Delhi were reduced to 43 for two after six overs, their famed opening combine having flattered to deceive.

Abraham de Villiers, the lone centurion in the second edition thus far -- after his unbeaten 105 against Chennai, joined Dilshan and the duo ensured Delhi went into the strategic time out without any further loss.

Their total of 64 for two was, however, considerably less than Bangalore's 74 for three.

There was drama in store soon after resumption.

Taylor's throw from short third man caught Dilshan well short of his ground. But the third umpire, Billy Doctrove, after an endless wait, ruled in favour of the batsman. The Sri Lankan, on 34 then, was fortunate without doubt.

But Bangalore's bad fortune didn't last long either. Left arm spinner KP Appanna, bowling the first ball of his final over, turned one superbly from outside leg and the ball clipped De Villiers's leg stump.

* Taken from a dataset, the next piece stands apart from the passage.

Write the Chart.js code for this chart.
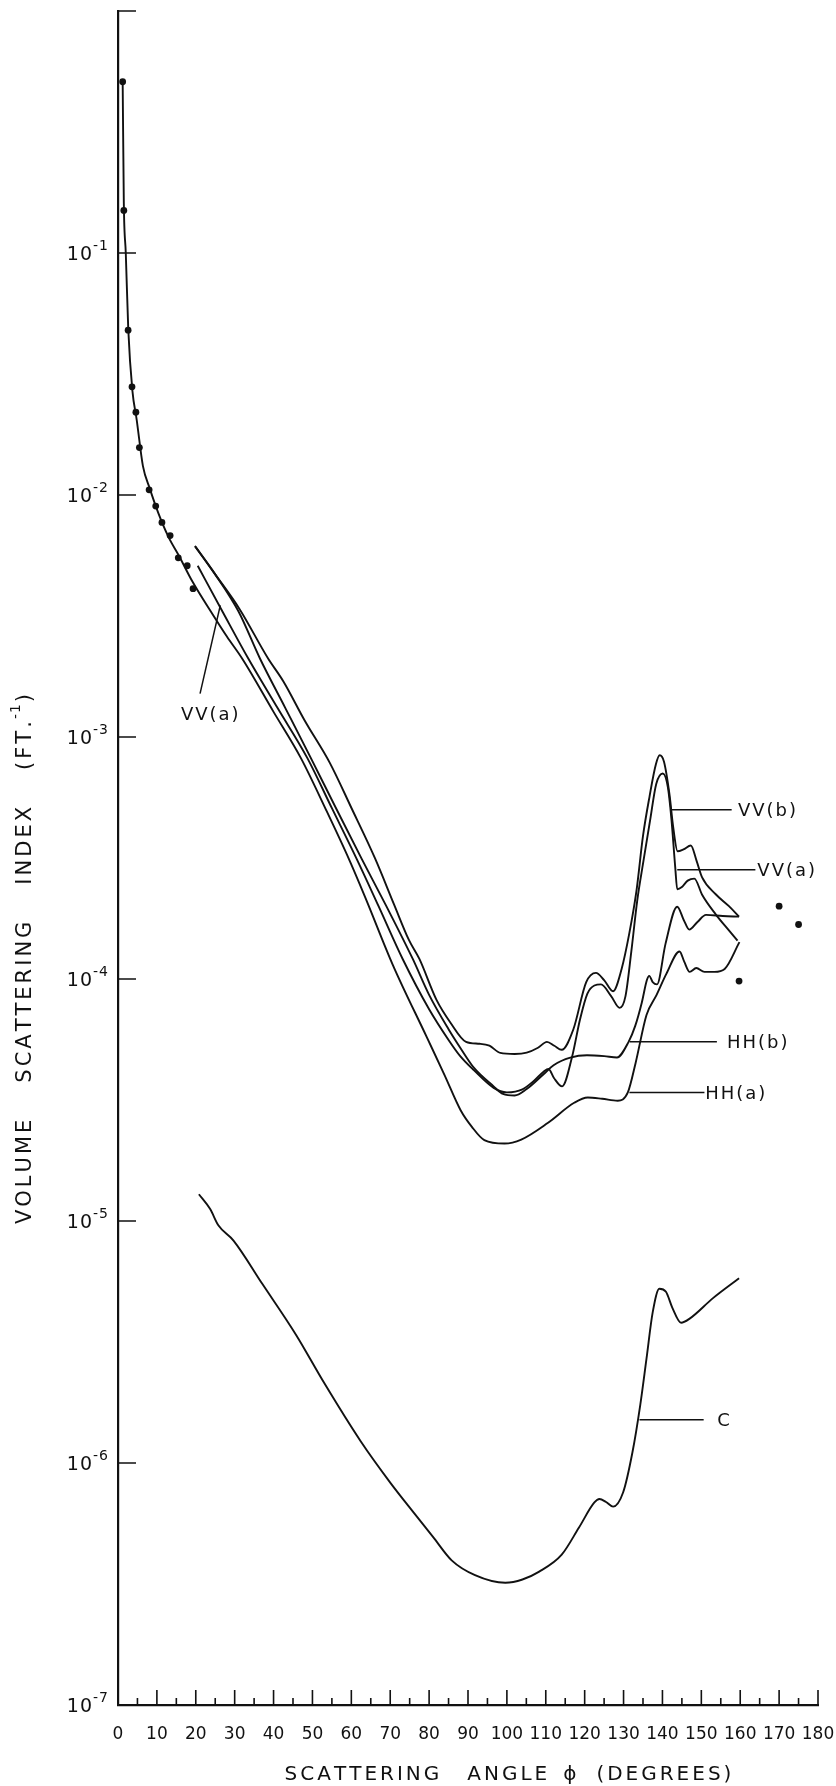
<!DOCTYPE html>
<html>
<head>
<meta charset="utf-8">
<script src="https://cdn.jsdelivr.net/npm/chart.js@4.4.1/dist/chart.umd.min.js"></script>
<style>
  html, body { margin: 0; padding: 0; background: #fff; }
  #wrap { width: 836px; height: 1786px; }
</style>
</head>
<body>
<div id="wrap"><canvas id="chart" width="836" height="1786"></canvas></div>
<script>
// measured points at small angles
const dotAngle = [1.2, 1.5, 2.6, 3.6, 4.6, 5.5, 8.0, 9.7, 11.3, 13.4, 15.5, 17.8, 19.3];
const dotValue = [0.51, 0.15, 0.048, 0.028, 0.022, 0.0157, 0.0105, 0.0090, 0.0077, 0.0068, 0.0055, 0.0051, 0.0041];
// isolated points near back scatter
const farDotAngle = [159.7, 170.0, 175.0];
const farDotValue = [9.8e-5, 2.0e-4, 1.68e-4];

// HH(a), continues the small-angle curve
const hhaAngle = [1.2, 1.5, 2.0, 2.65, 3.7, 4.8, 6.4, 8.2, 10.4, 13.0, 15.7, 19.1, 24.4, 28, 32, 40, 47, 53.5, 59.5, 63.6,
  70.6, 79.4, 84, 88.1, 91, 94.2, 99.4, 103.7, 110.5, 117.3, 120.8, 124.5, 128.5, 131.1, 133.1, 135.9, 138.5, 141, 144.4, 145.6,
  147, 148.7, 150.8, 153.4, 156, 159.8];
const hhaValue = [0.51, 0.16, 0.10, 0.048, 0.027, 0.0205, 0.0132, 0.0106, 0.0084, 0.0067, 0.0056, 0.0044, 0.0032, 0.0026, 0.0021, 0.00127, 0.00082, 0.00050, 0.00031, 0.000217,
  0.000115, 5.75e-5, 4.0e-5, 2.87e-5, 2.45e-5, 2.16e-5, 2.09e-5, 2.17e-5, 2.54e-5, 3.08e-5, 3.24e-5, 3.2e-5, 3.14e-5, 3.4e-5, 4.5e-5, 7.1e-5, 8.6e-5, 1.05e-4, 1.3e-4, 1.18e-4,
  1.07e-4, 1.11e-4, 1.07e-4, 1.07e-4, 1.1e-4, 1.42e-4];

const vvbAngle = [19.8, 25, 31.2, 38.6, 42.5, 48, 54.5, 60, 66.1, 71, 74.8, 77.5, 81.9, 85.5, 89.5, 93, 95.5, 98.3, 102, 105.1,
  108, 110.3, 112.2, 114.1, 117.1, 120.4, 122.9, 125, 127.3, 129.5, 131.5, 133.3, 135.0, 136.7, 138.3, 139.3, 140.4, 141.8, 142.8, 143.9,
  145.4, 147.3, 148.8, 150.2, 153.7, 157.1, 159.7];
const vvbValue = [6.15e-3, 4.7e-3, 3.39e-3, 2.11e-3, 1.70e-3, 1.17e-3, 7.8e-4, 5.1e-4, 3.15e-4, 2.03e-4, 1.45e-4, 1.21e-4, 8.2e-5, 6.6e-5, 5.5e-5, 5.4e-5, 5.3e-5, 4.95e-5, 4.9e-5, 4.96e-5,
  5.2e-5, 5.5e-5, 5.3e-5, 5.1e-5, 6.2e-5, 9.7e-5, 1.06e-4, 9.9e-5, 8.9e-5, 1.1e-4, 1.55e-4, 2.3e-4, 3.9e-4, 5.7e-4, 7.7e-4, 8.4e-4, 7.9e-4, 5.8e-4, 4.2e-4, 3.37e-4,
  3.43e-4, 3.56e-4, 3.07e-4, 2.63e-4, 2.24e-4, 2.0e-4, 1.81e-4];

const vvaAngle = [20.5, 27, 33.5, 41, 48.7, 55, 61.4, 67, 73.2, 80, 85, 88, 91.5, 96.6, 100, 104, 107, 109.5, 110.7, 112.1,
  114.2, 116.8, 118.8, 120.7, 122.5, 124.2, 126.8, 129.0, 130.5, 132, 133.5, 135.1, 136.8, 138.4, 140.1, 141.4, 142.3, 143.3, 143.8, 145.0,
  146.5, 148.2, 150.2, 153.7, 157.2, 159.3];
const vvaValue = [5.1e-3, 3.27e-3, 2.11e-3, 1.32e-3, 8.18e-4, 5.08e-4, 3.13e-4, 2.0e-4, 1.21e-4, 7.5e-5, 5.6e-5, 4.8e-5, 4.2e-5, 3.55e-5, 3.4e-5, 3.5e-5, 3.8e-5, 4.15e-5, 4.25e-5, 3.9e-5,
  3.6e-5, 4.8e-5, 6.8e-5, 8.7e-5, 9.4e-5, 9.5e-5, 8.5e-5, 7.6e-5, 8.5e-5, 1.3e-4, 2.1e-4, 3.06e-4, 4.5e-4, 6.4e-4, 7.07e-4, 6.2e-4, 4.6e-4, 2.88e-4, 2.35e-4, 2.4e-4,
  2.55e-4, 2.6e-4, 2.23e-4, 1.85e-4, 1.58e-4, 1.44e-4];

const hhbAngle = [19.8, 25, 31, 36.5, 43, 49.6, 56, 62.7, 69, 75.8, 80, 85, 88, 91.5, 96.6, 99, 102, 105, 109.5, 112,
  116.3, 120.6, 125, 128.3, 131.3, 133.0, 134.7, 136.0, 136.6, 137.5, 138.6, 140.8, 143.8, 145.5, 146.9, 149, 151.2, 155.5, 159.7];
const hhbValue = [6.15e-3, 4.7e-3, 3.3e-3, 2.11e-3, 1.32e-3, 8.18e-4, 5.1e-4, 3.13e-4, 2.0e-4, 1.21e-4, 8.6e-5, 6.2e-5, 5.2e-5, 4.3e-5, 3.6e-5, 3.35e-5, 3.3e-5, 3.5e-5, 4.05e-5, 4.4e-5,
  4.73e-5, 4.84e-5, 4.8e-5, 4.74e-5, 5.5e-5, 6.4e-5, 8.0e-5, 9.9e-5, 1.03e-4, 9.7e-5, 9.5e-5, 1.4e-4, 1.99e-4, 1.75e-4, 1.6e-4, 1.72e-4, 1.84e-4, 1.82e-4, 1.81e-4];

// curve C
const cAngle = [20.8, 23.7, 25.8, 29.7, 37.1, 45.8, 52.8, 62.4, 70, 76.3, 81, 85.8, 91.8, 99.6, 104, 108.2, 114.1, 118.5, 122.5, 123.8,
  125.5, 127.3, 129.9, 132.3, 134.3, 135.9, 137.5, 139.2, 140.9, 142.5, 144.8, 147.0, 153, 159.7];
const cValue = [1.29e-5, 1.12e-5, 9.6e-6, 8.3e-6, 5.5e-6, 3.38e-6, 2.17e-6, 1.23e-6, 8.3e-7, 6.16e-7, 4.95e-7, 3.96e-7, 3.44e-7, 3.2e-7, 3.3e-7, 3.55e-7, 4.18e-7, 5.4e-7, 6.87e-7, 7.1e-7,
  6.9e-7, 6.6e-7, 7.57e-7, 1.11e-6, 1.74e-6, 2.7e-6, 4.2e-6, 5.25e-6, 5.1e-6, 4.4e-6, 3.8e-6, 3.95e-6, 4.8e-6, 5.8e-6];

// axis ticks
const angleTicks = [0, 5, 10, 15, 20, 25, 30, 35, 40, 45, 50, 55, 60, 65, 70, 75, 80, 85, 90,
  95, 100, 105, 110, 115, 120, 125, 130, 135, 140, 145, 150, 155, 160, 165, 170, 175, 180];
const decadeExponents = [0, -1, -2, -3, -4, -5, -6, -7];

const FONT = '"DejaVu Sans", sans-serif';
const INK = '#111';

const pts = (a, v) => a.map((x, i) => ({ x: x, y: v[i] }));
const curve = (label, a, v) => ({
  label: label,
  data: pts(a, v),
  borderColor: INK,
  borderWidth: 1.9,
  pointRadius: 0,
  fill: false,
  cubicInterpolationMode: 'monotone'
});
const dots = (label, a, v) => ({
  label: label,
  data: pts(a, v),
  showLine: false,
  pointRadius: 3.4,
  pointBackgroundColor: INK,
  pointBorderColor: INK,
  pointBorderWidth: 0
});

// leader lines and names at the right
const callouts = [
  { text: 'VV(b)', from: 142.4, value: 5.0e-4, to: 157.8, textAt: 159.4 },
  { text: 'VV(a)', from: 143.8, value: 2.83e-4, to: 163.9, textAt: 164.4 },
  { text: 'HH(b)', from: 131.6, value: 5.5e-5, to: 154.0, textAt: 156.6 },
  { text: 'HH(a)', from: 131.5, value: 3.4e-5, to: 150.8, textAt: 151.0 },
  { text: 'C', from: 134.1, value: 1.51e-6, to: 150.6, textAt: 154.1 }
];
const leftCallout = { text: 'VV(a)', fromA: 26.3, fromV: 3.5e-3, toA: 21.1, toV: 1.51e-3, textA: 23.6, textV: 1.25e-3 };

function spacedWidth(ctx, text, spacing) {
  let w = 0;
  for (const ch of text) w += ctx.measureText(ch).width + spacing;
  return w - spacing;
}
function spacedText(ctx, text, x, y, spacing) {
  let cx = x;
  for (const ch of text) {
    ctx.fillText(ch, cx, y);
    cx += ctx.measureText(ch).width + spacing;
  }
  return cx - spacing;
}

const whiteBg = {
  id: 'whiteBg',
  beforeDraw(chart) {
    const ctx = chart.ctx;
    ctx.save();
    ctx.fillStyle = '#fff';
    ctx.fillRect(0, 0, chart.width, chart.height);
    ctx.restore();
  }
};

const innerTicks = {
  id: 'innerTicks',
  afterDatasetsDraw(chart) {
    const { ctx, scales: { x, y } } = chart;
    ctx.save();
    ctx.strokeStyle = INK;
    ctx.lineWidth = 1.6;
    ctx.beginPath();
    angleTicks.forEach(a => {
      if (a === 0) return;
      const px = x.getPixelForValue(a);
      const len = a % 10 === 0 ? 15 : 7;
      ctx.moveTo(px, y.bottom);
      ctx.lineTo(px, y.bottom - len);
    });
    decadeExponents.forEach(e => {
      if (e === -7) return;
      const py = y.getPixelForValue(Math.pow(10, e));
      ctx.moveTo(x.left, py);
      ctx.lineTo(x.left + 18, py);
    });
    ctx.stroke();

    // y labels, 10 with a raised exponent
    ctx.fillStyle = INK;
    ctx.textBaseline = 'alphabetic';
    decadeExponents.forEach(e => {
      if (e === 0) return;
      const py = y.getPixelForValue(Math.pow(10, e));
      const right = x.left - 10;
      ctx.font = '14px ' + FONT;
      const sup = '-' + Math.abs(e);
      const supW = spacedWidth(ctx, sup, 1);
      spacedText(ctx, sup, right - supW, py - 3, 1);
      ctx.font = '19px ' + FONT;
      const baseW = spacedWidth(ctx, '10', 1);
      spacedText(ctx, '10', right - supW - 1 - baseW, py + 7, 1);
    });
    ctx.restore();
  }
};

const callout = {
  id: 'callout',
  afterDatasetsDraw(chart) {
    const { ctx, scales: { x, y } } = chart;
    ctx.save();
    ctx.strokeStyle = INK;
    ctx.fillStyle = INK;
    ctx.lineWidth = 1.5;
    ctx.font = '18px ' + FONT;
    ctx.textBaseline = 'alphabetic';
    callouts.forEach(c => {
      const py = y.getPixelForValue(c.value);
      ctx.beginPath();
      ctx.moveTo(x.getPixelForValue(c.from), py);
      ctx.lineTo(x.getPixelForValue(c.to), py);
      ctx.stroke();
      spacedText(ctx, c.text, x.getPixelForValue(c.textAt), py + 6.5, 2);
    });
    const l = leftCallout;
    ctx.beginPath();
    ctx.moveTo(x.getPixelForValue(l.fromA), y.getPixelForValue(l.fromV));
    ctx.lineTo(x.getPixelForValue(l.toA), y.getPixelForValue(l.toV));
    ctx.stroke();
    const w = spacedWidth(ctx, l.text, 2);
    spacedText(ctx, l.text, x.getPixelForValue(l.textA) - w / 2, y.getPixelForValue(l.textV) + 6.5, 2);
    ctx.restore();
  }
};

const axisTitles = {
  id: 'axisTitles',
  afterDraw(chart) {
    const ctx = chart.ctx;
    ctx.save();
    ctx.fillStyle = INK;
    ctx.textBaseline = 'alphabetic';
    ctx.font = '20px ' + FONT;

    // x title
    const xWords = ['SCATTERING', 'ANGLE', '\u03d5', '(DEGREES)'];
    const xGaps = [28, 16, 20];
    let total = 0;
    xWords.forEach((w, i) => { total += spacedWidth(ctx, w, 3) + (i < xGaps.length ? xGaps[i] : 0); });
    let cx = 508 - total / 2;
    xWords.forEach((w, i) => {
      cx = spacedText(ctx, w, cx, 1780, 3) + (i < xGaps.length ? xGaps[i] : 0);
    });

    // y title, rotated, reads bottom to top
    ctx.translate(23, 959);
    ctx.rotate(-Math.PI / 2);
    const yWords = ['VOLUME', 'SCATTERING', 'INDEX'];
    const gap = 37;
    ctx.font = '21px ' + FONT;
    let tw = 0;
    yWords.forEach(w => { tw += spacedWidth(ctx, w, 3) + gap; });
    const fW = spacedWidth(ctx, '(FT.', 3);
    ctx.font = '14px ' + FONT;
    const sW = spacedWidth(ctx, '-1', 1);
    ctx.font = '21px ' + FONT;
    const pW = ctx.measureText(')').width;
    tw += fW + 2 + sW + 2 + pW;
    let ty = -tw / 2;
    yWords.forEach(w => { ty = spacedText(ctx, w, ty, 7.6, 3) + gap; });
    ty = spacedText(ctx, '(FT.', ty, 7.6, 3) + 2;
    ctx.font = '14px ' + FONT;
    ty = spacedText(ctx, '-1', ty, -3, 1) + 2;
    ctx.font = '21px ' + FONT;
    ctx.fillText(')', ty, 7.6);
    ctx.restore();
  }
};

const ctxMain = document.getElementById('chart').getContext('2d');
const chart = new Chart(ctxMain, {
  type: 'line',
  data: {
    datasets: [
      curve('HH(a)', hhaAngle, hhaValue),
      curve('HH(b)', hhbAngle, hhbValue),
      curve('VV(a)', vvaAngle, vvaValue),
      curve('VV(b)', vvbAngle, vvbValue),
      curve('C', cAngle, cValue),
      dots('measured', dotAngle, dotValue),
      dots('measured, back', farDotAngle, farDotValue)
    ]
  },
  options: {
    responsive: false,
    animation: false,
    layout: { padding: { top: 11, right: 18, left: 0, bottom: 0 } },
    plugins: {
      legend: { display: false },
      tooltip: { enabled: false }
    },
    scales: {
      x: {
        type: 'linear',
        min: 0,
        max: 180,
        afterFit(scale) {
          scale.height = 81;
          scale.paddingLeft = 0;
          scale.paddingRight = 18;
        },
        afterBuildTicks(scale) {
          scale.ticks = angleTicks.filter(a => a % 10 === 0).map(a => ({ value: a }));
        },
        grid: { display: false, drawTicks: false },
        border: { display: true, color: INK, width: 2.2 },
        ticks: {
          autoSkip: false,
          maxRotation: 0,
          color: INK,
          padding: 19,
          font: { family: FONT, size: 17 },
          callback: v => String(v)
        }
      },
      y: {
        type: 'logarithmic',
        min: 1e-7,
        max: 1,
        afterFit(scale) { scale.width = 118; },
        grid: { display: false, drawTicks: false },
        border: { display: true, color: INK, width: 2.2 },
        ticks: { display: false }
      }
    }
  },
  plugins: [whiteBg, innerTicks, callout, axisTitles]
});
</script>
</body>
</html>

The South African made 21 of 23 balls, but, more importantly, failed to reach the boundary even once.

Bangalore got the breakthrough they needed and with Delhi delicately poised at 84 for three, needing 66 of 41 balls, they sensed their chance.

Dinesh Karthik (12/9) made a quick start, sweeping Appanna to the fence and then smashing Kallis over the deep midwicket fence. But his departure was even quicker, B Akhil making him hit one straight to Kallis at deep cover.

However, to Delhi's delight, Dilshan was hanging on, riding on his luck.

A six at wide long-on off Kallis helped him complete his second straight half century -- he scored 50 against Chennai -- and Mithun Manhas's (23/13) two successive boundaries, the first a catch misjudged by Uthappa at long off and the second a mis-field, ensured that over was the most productive one of the Delhi innings -- 19 runs coming off it. 

Delhi had taken a ball more than 15 overs to reach 100 but at the end of 18, were sitting pretty at 135 for four.

Kallis, who while batting lost his wicket off the first ball, gave the match another twist with the ball. Alas, on both occasions the rival team benefited.

The penultimate over from Pankaj Singh cost 12 and with Delhi needing just three of the final over, the result was a mere formality.